Similarly, Open Secret has adopted a playful yet informative approach. Its packaging prominently features an asterisk next to ‘Unjunked’, with the fine print explaining how it is ‘baked not fried’ or uses cleaner ingredients. The sheer volume of messaging might seem excessive, but it forces consumers to pause and engage, something traditional snack packaging rarely does.
The quick commerce effect: Where shelf impact no longer matters
In contrast to legacy brands like Maggi, Lay’s, or Dairy Milk, where retail shelf impact was crucial, these new-age brands don’t rely on physical store presence alone. Their primary distribution channel is quick commerce, where the traditional rules of packaging are disrupted. Here, shelf impact is irrelevant because the consumer is making decisions based on search results, ads, or influencer recommendations, not an in-store impulse buy.
This shift enables brands to prioritise storytelling over aesthetics. Consumers discover products through SEO and digital marketing, and once they land on a brand’s page, the packaging becomes a secondary factor. The strategy is working. Many of these brands are scaling rapidly without ever needing the traditional ‘big shelf moment’.
Can these brands win offline?
As these new-age brands expand into offline retail, a critical question emerges: will their unconventional packaging still hold up? In a kirana (grocery) store or a supermarket aisle, where what you see is what you buy, can ingredient-first storytelling replace the power of a bold, recognisable brand name?
With increasing awareness around nutrition, especially in urban centres, consumers are scrutinising ingredients more than ever. The vilification of maida over the past decade has led to a surge in ‘clean label’ products, and brands are banking on this shift.
However, will a kirana shopper in a tier-2 city be as receptive to packaging filled with text and claims?
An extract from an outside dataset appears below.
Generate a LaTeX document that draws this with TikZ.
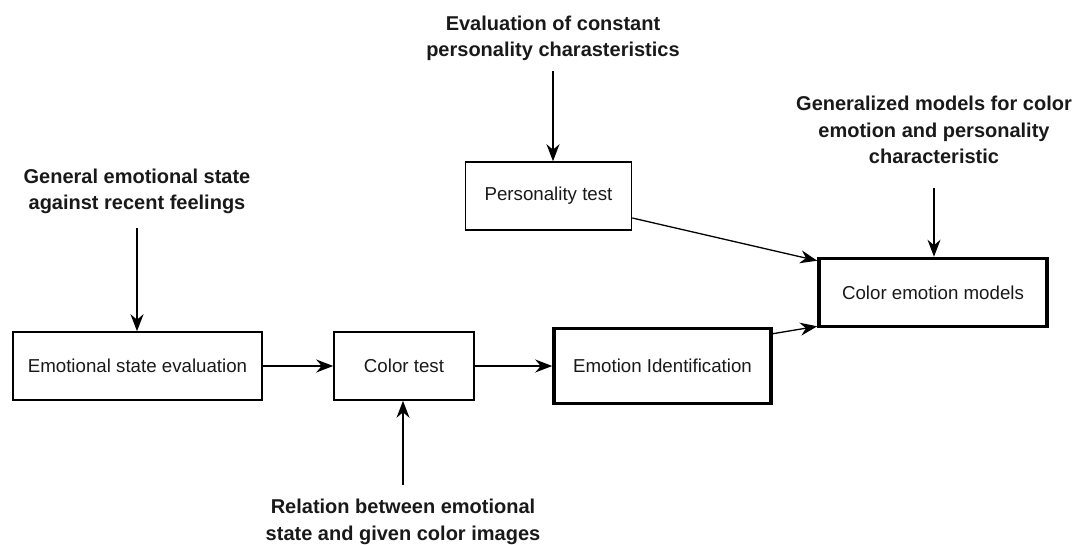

Or will these brands be forced to reintroduce the clarity and simplicity that defined FMCG giants for decades?
When packaging becomes the battleground for trust, the wrapper matters almost as much as what’s inside. And for many digitally native brands, the message is the meal.
In a post-truth world, this battle between transparency-driven packaging and traditional shelf appeal seems to be only the beginning of a new wave of packaging innovation. Will it be a fleeting trend or a lasting disruption in the industry? Time will tell.

— Tanishtha Kaura, senior strategist, Edelman India.